(PHOTO AND STORY: KHQ.COM)
A brand new program is rolling out in Spokane that's aimed to help panhandlers get jobs. The idea came from a successful program out of Albuquerque, New Mexico and Goodwill Industries is trying it for the very first time in a pilot program.
"The Goodwill's motto is to give a hand up instead of a handout," said Briana Richardson, Workforce and Family Services Regional Manager with Goodwill Industries.
The newly designed program called Hope Works is aimed to reach out to the panhandling community.
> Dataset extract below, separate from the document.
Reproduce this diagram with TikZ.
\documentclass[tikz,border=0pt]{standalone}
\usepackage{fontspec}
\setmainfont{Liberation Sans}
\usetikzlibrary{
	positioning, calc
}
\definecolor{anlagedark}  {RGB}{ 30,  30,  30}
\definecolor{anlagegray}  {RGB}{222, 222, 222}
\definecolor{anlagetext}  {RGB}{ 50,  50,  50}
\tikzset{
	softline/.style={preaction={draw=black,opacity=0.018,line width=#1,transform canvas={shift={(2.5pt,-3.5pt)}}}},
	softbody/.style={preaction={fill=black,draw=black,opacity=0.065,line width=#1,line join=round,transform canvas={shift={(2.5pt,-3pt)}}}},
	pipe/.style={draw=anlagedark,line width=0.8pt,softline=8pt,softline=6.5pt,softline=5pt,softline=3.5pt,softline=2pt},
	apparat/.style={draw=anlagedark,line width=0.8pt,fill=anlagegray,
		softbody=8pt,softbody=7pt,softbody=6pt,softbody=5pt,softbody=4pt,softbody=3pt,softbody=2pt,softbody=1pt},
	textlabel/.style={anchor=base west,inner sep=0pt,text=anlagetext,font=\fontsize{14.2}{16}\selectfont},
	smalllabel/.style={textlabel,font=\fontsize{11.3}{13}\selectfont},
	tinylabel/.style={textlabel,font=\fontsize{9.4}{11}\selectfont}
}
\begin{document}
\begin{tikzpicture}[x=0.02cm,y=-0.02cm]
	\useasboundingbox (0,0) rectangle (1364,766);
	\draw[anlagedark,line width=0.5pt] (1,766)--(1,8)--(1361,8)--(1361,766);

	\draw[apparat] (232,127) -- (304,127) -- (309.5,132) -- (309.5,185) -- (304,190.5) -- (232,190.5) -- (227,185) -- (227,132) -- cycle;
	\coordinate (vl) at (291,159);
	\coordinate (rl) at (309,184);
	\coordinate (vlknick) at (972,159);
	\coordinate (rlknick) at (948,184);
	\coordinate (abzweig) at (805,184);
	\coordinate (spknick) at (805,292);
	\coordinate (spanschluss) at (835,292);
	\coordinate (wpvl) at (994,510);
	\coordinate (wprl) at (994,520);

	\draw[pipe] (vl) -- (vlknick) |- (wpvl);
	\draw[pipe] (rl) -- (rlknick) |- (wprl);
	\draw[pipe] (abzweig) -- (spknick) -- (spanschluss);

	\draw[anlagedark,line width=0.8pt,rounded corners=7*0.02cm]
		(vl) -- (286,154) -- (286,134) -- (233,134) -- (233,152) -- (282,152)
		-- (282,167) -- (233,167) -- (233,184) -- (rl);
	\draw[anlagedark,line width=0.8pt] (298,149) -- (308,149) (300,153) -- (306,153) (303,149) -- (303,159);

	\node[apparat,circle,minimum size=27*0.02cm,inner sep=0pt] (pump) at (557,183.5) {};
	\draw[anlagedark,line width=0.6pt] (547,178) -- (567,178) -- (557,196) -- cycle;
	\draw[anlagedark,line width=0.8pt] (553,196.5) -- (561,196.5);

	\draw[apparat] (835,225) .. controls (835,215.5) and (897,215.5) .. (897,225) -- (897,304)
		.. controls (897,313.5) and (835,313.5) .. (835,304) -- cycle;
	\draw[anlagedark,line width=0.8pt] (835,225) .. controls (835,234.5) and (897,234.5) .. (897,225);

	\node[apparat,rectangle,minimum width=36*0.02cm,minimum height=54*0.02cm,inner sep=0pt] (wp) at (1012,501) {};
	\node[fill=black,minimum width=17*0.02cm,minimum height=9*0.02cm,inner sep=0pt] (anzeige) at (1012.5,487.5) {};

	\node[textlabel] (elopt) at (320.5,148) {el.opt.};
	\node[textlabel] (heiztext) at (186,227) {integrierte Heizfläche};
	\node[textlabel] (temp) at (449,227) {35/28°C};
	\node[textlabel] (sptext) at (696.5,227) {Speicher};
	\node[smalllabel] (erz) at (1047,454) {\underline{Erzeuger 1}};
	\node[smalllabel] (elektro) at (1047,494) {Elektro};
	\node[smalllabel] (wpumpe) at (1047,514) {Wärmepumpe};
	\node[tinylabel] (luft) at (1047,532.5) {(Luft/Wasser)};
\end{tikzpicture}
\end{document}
Several community partners are coming together to make it happen like the city, the Downtown Spokane Partnership and the House of Charity.
They'll have a new white van with two Goodwill Industries employees inside that will drive around the downtown Spokane core, looking for panhandlers. "They'll be stopping and saying, 'Hey would you like to work today?'" said Heather Alexander, Director of Marketing and Strategic Communications with Goodwill Industries.
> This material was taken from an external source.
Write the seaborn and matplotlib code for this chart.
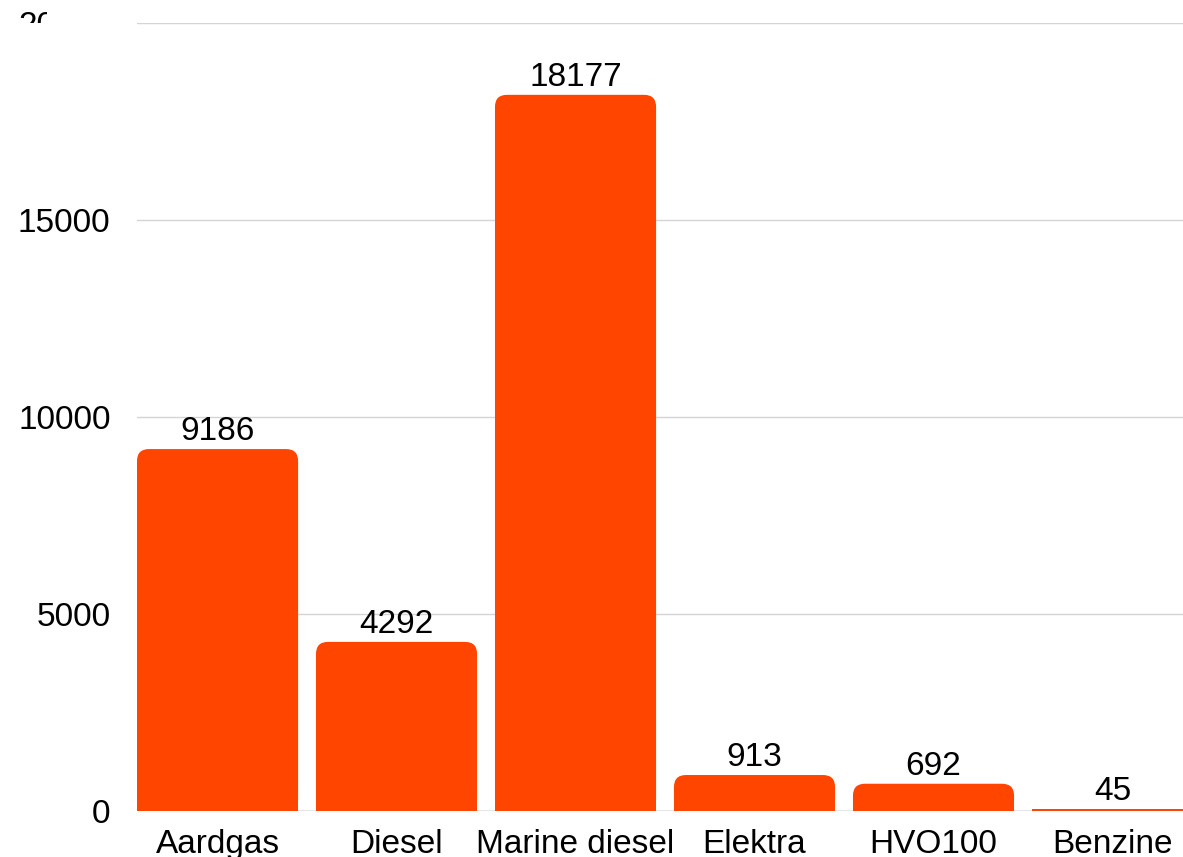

When they say yes, they'll be taken to a spot in the city to work, like raking leaves at Riverfront Park, planting flowers or cleaning up sidewalks. If they say no, they'll be asked if they need any help.
They'll even be introduced to Goodwill Industries employment services, like how to build a resume, or how to dress for success. If they need a place to stay, they'll be offered to sleep in a bed at the House of Charity. "It's good to give people opportunities," said Sam Dompier, Director of the House of Charity.
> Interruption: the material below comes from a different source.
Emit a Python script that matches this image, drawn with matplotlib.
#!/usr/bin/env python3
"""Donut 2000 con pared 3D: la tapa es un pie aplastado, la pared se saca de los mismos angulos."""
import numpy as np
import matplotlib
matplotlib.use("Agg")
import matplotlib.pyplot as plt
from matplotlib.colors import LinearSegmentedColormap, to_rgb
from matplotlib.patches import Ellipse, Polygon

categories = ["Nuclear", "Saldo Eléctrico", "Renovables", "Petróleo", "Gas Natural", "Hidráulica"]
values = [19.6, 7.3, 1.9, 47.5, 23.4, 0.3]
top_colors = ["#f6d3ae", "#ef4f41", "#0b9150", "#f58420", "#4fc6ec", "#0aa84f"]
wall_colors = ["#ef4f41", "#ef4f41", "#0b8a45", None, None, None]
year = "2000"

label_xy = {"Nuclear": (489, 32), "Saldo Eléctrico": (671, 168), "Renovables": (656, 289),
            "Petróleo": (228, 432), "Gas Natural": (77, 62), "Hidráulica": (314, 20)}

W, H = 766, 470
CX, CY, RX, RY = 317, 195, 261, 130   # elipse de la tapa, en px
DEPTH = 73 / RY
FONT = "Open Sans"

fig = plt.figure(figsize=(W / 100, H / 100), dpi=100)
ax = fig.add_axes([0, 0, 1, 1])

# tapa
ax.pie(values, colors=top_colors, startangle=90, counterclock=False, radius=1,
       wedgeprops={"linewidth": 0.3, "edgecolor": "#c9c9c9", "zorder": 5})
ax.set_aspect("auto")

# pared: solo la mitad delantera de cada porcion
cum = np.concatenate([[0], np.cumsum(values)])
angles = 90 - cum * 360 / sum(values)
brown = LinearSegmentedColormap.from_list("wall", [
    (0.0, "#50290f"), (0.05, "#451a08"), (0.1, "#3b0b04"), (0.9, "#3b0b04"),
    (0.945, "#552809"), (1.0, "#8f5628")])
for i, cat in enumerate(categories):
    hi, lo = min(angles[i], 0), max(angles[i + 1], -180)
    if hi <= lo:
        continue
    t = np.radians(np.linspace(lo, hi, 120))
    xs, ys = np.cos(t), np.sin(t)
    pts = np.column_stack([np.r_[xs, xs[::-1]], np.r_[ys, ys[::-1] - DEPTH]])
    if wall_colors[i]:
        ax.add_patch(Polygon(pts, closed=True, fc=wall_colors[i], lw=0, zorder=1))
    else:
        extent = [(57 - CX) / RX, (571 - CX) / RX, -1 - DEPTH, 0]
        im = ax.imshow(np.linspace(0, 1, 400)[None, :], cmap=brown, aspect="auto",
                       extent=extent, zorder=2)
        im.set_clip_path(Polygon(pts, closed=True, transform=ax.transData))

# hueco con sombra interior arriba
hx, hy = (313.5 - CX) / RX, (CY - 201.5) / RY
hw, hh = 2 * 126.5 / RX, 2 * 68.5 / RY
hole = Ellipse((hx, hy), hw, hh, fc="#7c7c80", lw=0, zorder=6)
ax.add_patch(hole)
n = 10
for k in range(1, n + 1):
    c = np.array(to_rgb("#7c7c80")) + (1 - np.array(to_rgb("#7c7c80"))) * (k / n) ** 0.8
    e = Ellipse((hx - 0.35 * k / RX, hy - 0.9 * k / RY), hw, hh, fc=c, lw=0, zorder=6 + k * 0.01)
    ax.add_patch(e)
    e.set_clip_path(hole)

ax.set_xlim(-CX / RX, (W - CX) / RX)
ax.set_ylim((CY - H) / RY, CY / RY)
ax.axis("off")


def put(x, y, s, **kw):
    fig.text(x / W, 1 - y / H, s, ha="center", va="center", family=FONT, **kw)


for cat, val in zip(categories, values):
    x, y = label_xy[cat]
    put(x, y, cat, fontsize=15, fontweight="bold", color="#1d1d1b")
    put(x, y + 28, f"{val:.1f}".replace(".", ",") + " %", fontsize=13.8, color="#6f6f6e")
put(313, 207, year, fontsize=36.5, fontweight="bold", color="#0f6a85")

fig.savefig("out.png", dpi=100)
At the end of the day, it's all about building a path for those who need it the most and creating meaningful relationships. "It's really gratifying work to work directly with the population that really needs the most help in the city," said Richardson.
The panhandlers will also get paid but it won't be in the form of actual money. It will be in the form of a gift card of some kind.
Hope Works is a pilot program that will run 18 months. The goal is to roll out the program sometime in May.